Finch protects mentally ill from the law

Finch protects mentally ill from the law

“I’m here because of the clones,” said Patrick, a middle-aged man suffering from schizophrenia. “They kidnapped and replaced my girlfriend. That wasn’t my girlfriend I hit, it was her clone!”


After an hour’s conversation with Patrick, and more time poring over his records, Indra Finch ’84, a criminal forensic psychologist at Western State Hospital in Tacoma, Washington, was able to report to the court that Patrick was too delusional to stand trial for assault. Patrick was committed to Western State for treatment. Without Finch’s testimony, he would have gone to jail.

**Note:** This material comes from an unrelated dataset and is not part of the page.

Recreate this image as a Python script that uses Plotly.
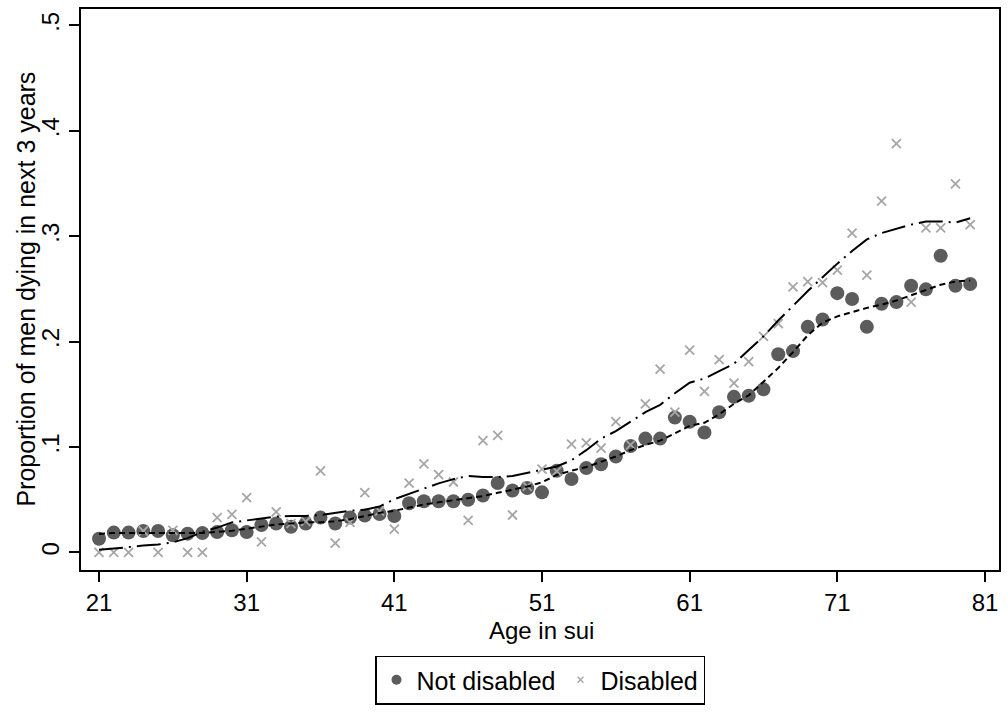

All too often, the mentally ill do end up behind bars rather than getting the treatment they need, says Finch. She evaluates lawbreakers with possible mental illness—most frequently schizophrenia, bipolar disorder, or drug-induced psychosis. “Many of these people want to be independent, but their symptoms make them dysfunctional,” says Finch. “For example, some who aren’t able to hold jobs end up stealing food. Then they get caught and end up in the courts.”


At Lewis & Clark, Finch majored in communication under the tutelage of Professor Jean Ward.


“In our communication classes, we learned how to connect with people and read their nonverbal cues. The professors delved into interpersonal issues, focusing on the human aspects of psychology,” says Finch.


After graduating from the College, Finch received an MA in theology and a PhD in clinical psychology from Fuller theological Seminary in Pasadena, California. While working in a homeless shelter and the SAFE (Stop Abusive Family environments) Clinic, Finch became curious about the intersection of the mentally ill with the law. This interest solidified during a clinical rotation in forensic evaluation at a state hospital.


Finch’s work is characterized by the approach she absorbed at Lewis & Clark. As she evaluates defendants to see if they are dangerous and/or mentally competent to be tried, her style is personal and highly interactive.


“The best type of care for these folks usually includes consistent treatment with medication,” says Finch. “We badly need more community mental health resources to provide that, but unfortunately, we’ve been seeing cuts instead.” Meanwhile, Finch does what she can to help people like Patrick stabilize their lives.